Cloud incident response, like it sounds, involves responding to incidents in the cloud. But there are nuances to be aware of and unique best practices to follow.

Incident response planning and the development of incident handling procedures are core to any effective information security program. As enterprise cloud use becomes more ubiquitous, it's more important than ever to include the cloud in the incident response process.

What is cloud incident response?

Incident response, in general, encompasses plans, processes and controls that help organizations prepare for, detect, analyze and recover from an incident.

Cloud incident response is no different. Organizations still need plans, procedures and controls that facilitate incident detection and response actions. The infrastructure, however, has changed. Many organizations use cloud service providers (CSPs) for private and public cloud deployments, as well as a variety of SaaS, IaaS and PaaS systems. How cloud incident response is done, therefore, has some unique differences.
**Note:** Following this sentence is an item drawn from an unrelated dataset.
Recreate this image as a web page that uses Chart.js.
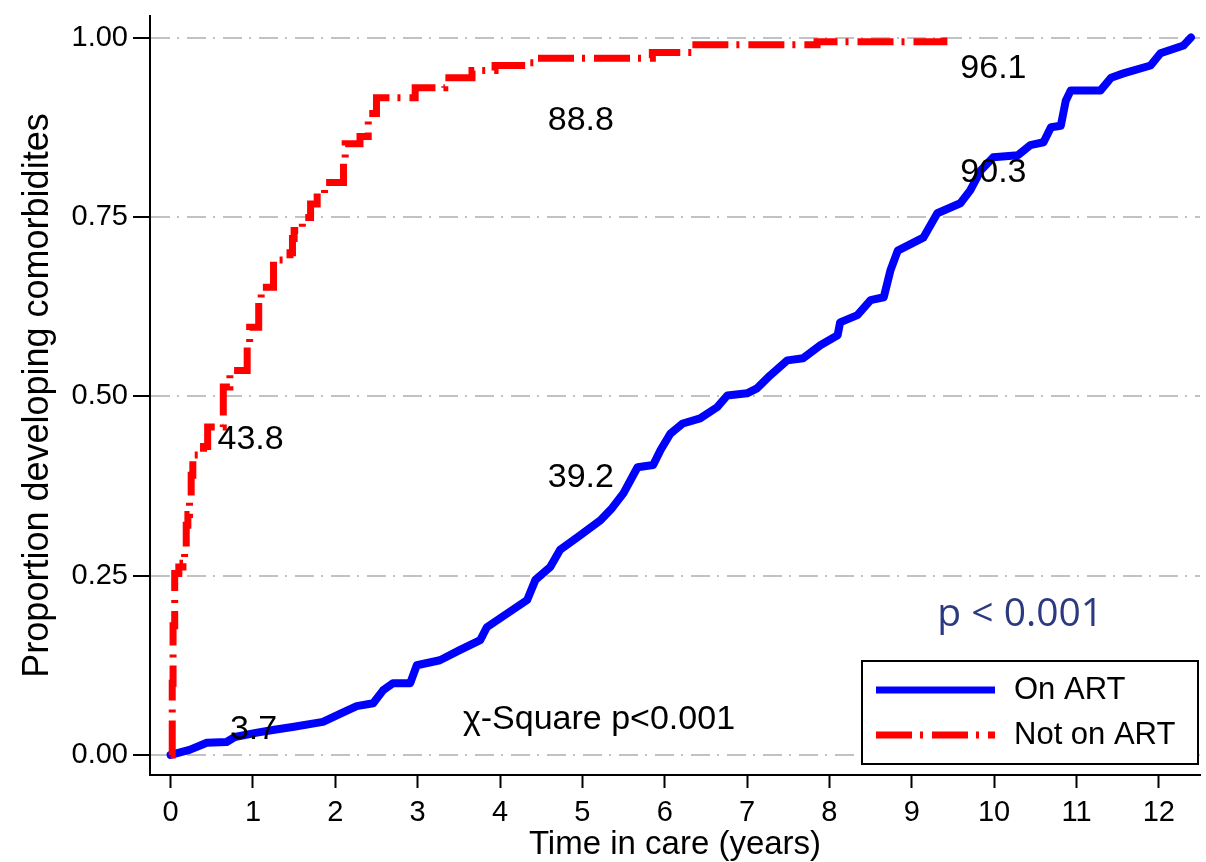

Cloud incident response vs. traditional incident response

Cloud deployments involve the shared responsibility model. This means some assets and services in the cloud could be wholly or partially managed by CSPs. If organizations experience an intrusion in a SaaS cloud, for example, incident response efforts might not be triggered due to limited investigation capabilities and little visibility or telemetry available related to events and indicators of compromise. Within a more diverse IaaS cloud, however, many objects and assets are under the control of the customer and are largely their responsibility.

Another difference is that many of the security tools and controls teams rely on within on-premises data centers are not always the best fit for cloud environments. Some aren't compatible, for example, or have implementation or performance challenges. Other tools might not be attuned to cloud API calls and cloud working models to contextually detect attacks and intrusion indicators.

A third difference is that the entire cloud fabric is software-based. This means more emphasis is placed on using cloud-native services as guardrails and critical elements of the incident response workflow -- for example, focusing primarily on automation and orchestration. Finally, new costs can arise with cloud log and event generation, as well as cloud security services.

Cloud incident response benefits and challenges

The benefits of building a cloud incident response function are many, especially as growth in cloud deployments continues. The worst time to figure out how to respond to an incident is during an incident, so preparation is key. Having a sound cloud incident response strategy in place ensures teams can quickly and effectively respond to security incidents, which, in turn, means the following:

  • Preventing business disruption.
  • Reducing damage from incidents, such as data breaches.
  • Recovering quicker and more effectively from incidents.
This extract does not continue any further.